My dear husband father to my children. Roger is wise. He is wise as he leads our family. When he talks to the girls he speaks with wisdom, he subtly guides and instructs the girls all the time in all situations. As we approach new stages in parenting Roger takes the time to pray, gather information and then with such wisdom brings what we need into our family. I trust Roger as mother, I trust him with the hearts, character and spirits of my children. As a young boy Roger desired to be wise…wise like the ancient King Solomon, Roger and his Grandma prayed that God would bless Roger with wisdom. My Dear Roger you are wise, you raise our girls with so much wisdom…wisdom beyond your years. My…our children our blessed to have you as a father.
Roger, thank you for been wise, thank you for leading our children with wisdom! I love you!
#1: Define what fatherhood means to you?
Being responsible for my children's hearts; and cherishing every moment I have with them and loving them so they learn how to love others.

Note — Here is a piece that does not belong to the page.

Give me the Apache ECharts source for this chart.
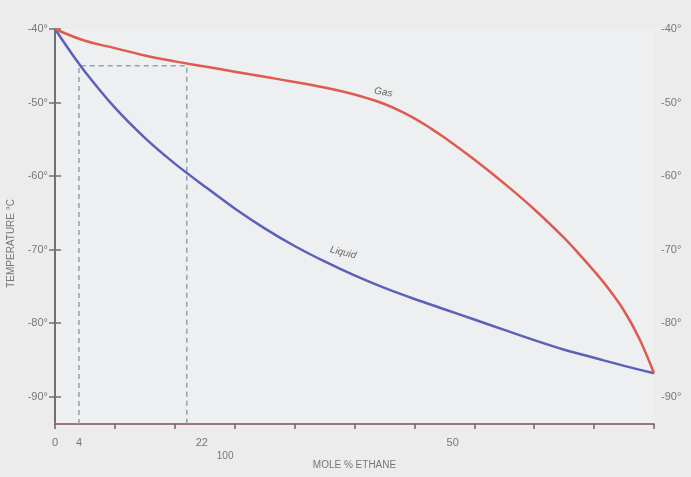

#2: What was a pivotal moment for you as a father...either a memory or an experience?
I was just sitting with Marion on my lap, she was a few months old, I realized that she was far more amazing than any expectation I had of what my baby would be like. I wrote a little song "You're beautiful to me, Your're everything I would want you to be, You're beautiful to me, My Marion"
#3: If there is a piece of advice you would pass on to a younger father what would it be?
Love your kids and spend as much time with them as possible, but always show them that you love Mommy a bit more. That makes a child more secure than your own love for them.
#4: What is a principle you use while raising your children?
"Train up a child in the way he should go and he will not depart from it." Proverbs. I will not leave my children's characters to chance. I would much rather be an active participant in forming, and molding, and guiding who they are and will become.
#5: If there was is one thing you want your kids to know before they leave home what would it be?
Love the Lord your God with all your heart soul and mind, and love your neighbour as yourself. This is the greatest commandment.